Wilson drew widespread attention in April after waving goodbye to millionaires seeking to leave Washington during a Seattle University event interview. "This was my uncomfortable feeling watching Seattle’s new mayor, Katie Wilson, in that Seattle University event video that’s now ricocheting all over the country," Westneat wrote.

Westneat highlighted two earlier incidents. In February, Wilson told supporters, "This city is filthy rich."

The third gaffe came in November, after her 2025 mayoral election victory.
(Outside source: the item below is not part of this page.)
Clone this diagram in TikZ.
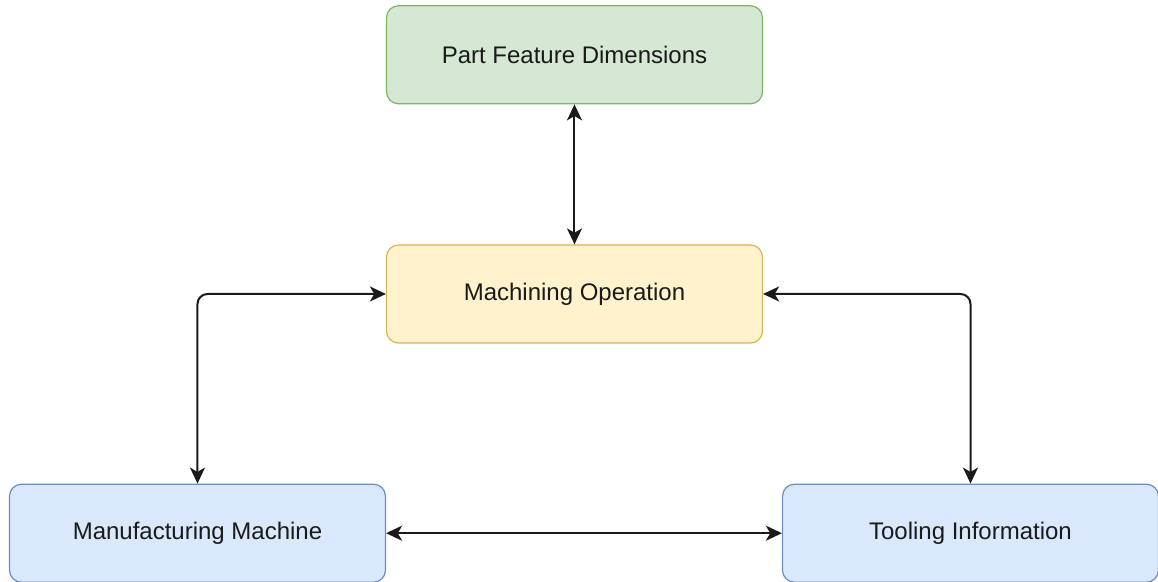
\documentclass[tikz,border=0pt]{standalone}
\usepackage{fontspec}
\setmainfont{Liberation Sans}
\usetikzlibrary{arrows.meta, positioning}
\definecolor{featfill}{HTML}{D5E8D4}
\definecolor{featdraw}{HTML}{82B366}
\definecolor{opfill}{HTML}{FFF2CC}
\definecolor{opdraw}{HTML}{D6B656}
\definecolor{resfill}{HTML}{DAE8FC}
\definecolor{resdraw}{HTML}{6C8EBF}
\definecolor{inkdark}{HTML}{1A1A1A}

\begin{document}
\begin{tikzpicture}[
  font=\fontsize{12pt}{14pt}\selectfont,
  node distance = 70pt and 99pt,
  block/.style={draw, rounded corners=6pt, align=center,
                minimum height=49pt, minimum width=188pt,
                text=inkdark, line width=0.6pt},
  featblock/.style={block, fill=featfill, draw=featdraw},
  opblock/.style={block, fill=opfill, draw=opdraw},
  resblock/.style={block, fill=resfill, draw=resdraw},
  biarrow/.style={{Stealth[length=8pt, width=7.5pt, inset=2.2pt]}-{Stealth[length=8pt, width=7.5pt, inset=2.2pt]},
                  line width=1pt, draw=inkdark, rounded corners=5pt}
]
\useasboundingbox (-287.25pt,-144pt) rectangle (291.75pt,147pt);

% ---------------- Nodes ----------------
\node[opblock] (mach) {Machining Operation};
\node[featblock, above=of mach] (feat) {Part Feature Dimensions};

\node[resblock, below=70pt of mach, xshift=-188.5pt] (manu) {Manufacturing Machine};
\node[resblock, below=70pt of mach, xshift=198pt] (tool) {Tooling Information};

% ---------------- Arrows ----------------
\draw[biarrow] (feat) -- (mach);
\draw[biarrow] (mach.west) -| (manu.north);
\draw[biarrow] (mach.east) -| (tool.north);
\draw[biarrow] (manu) -- (tool);

\end{tikzpicture}
\end{document}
Wilson joined a Starbucks protest picket line and said, "That is why I am proud to join them on their picket line and proud to say loud and clear, I am not buying Starbucks and you should not either," according to KUOW.

Fox 13 Seattle reported this month that Seattle could lose up to $750 million in tax revenue in coming years as Starbucks expands in Tennessee rather than Washington. On April 21, Starbucks announced a $100 million investment in Nashville that includes 2,000 new jobs.

"I’m not sure these were accidental, but in all three cases, they were revealing," Westneat wrote. "It would be easy for a mayor to lend support to striking workers without also urging a companywide boycott. It would be unremarkable for a Seattle mayor to talk about wealth disparities, but ‘filthy rich’ is definitely impolitic. And now, the waving goodbye."

"Instead the story now is Seattle’s new mayor waving them out of town, while the crowd cheers," he added. "Story’s got to change, or Starbucks won’t be the last to go."

Westneat quoted former Democratic state legislator Reuven Carlyle, who called it "a horrible strategic mistake" for the mayor to effectively say "fine, go away." "But you can do it without villainizing people," Carlyle said. "The language matters. Rhetoric matters. You’re going to wave goodbye to your hometown entrepreneurs? We can’t pretend that that rhetoric doesn’t have a serious impact."

Wilson's office did not immediately return a request for comment.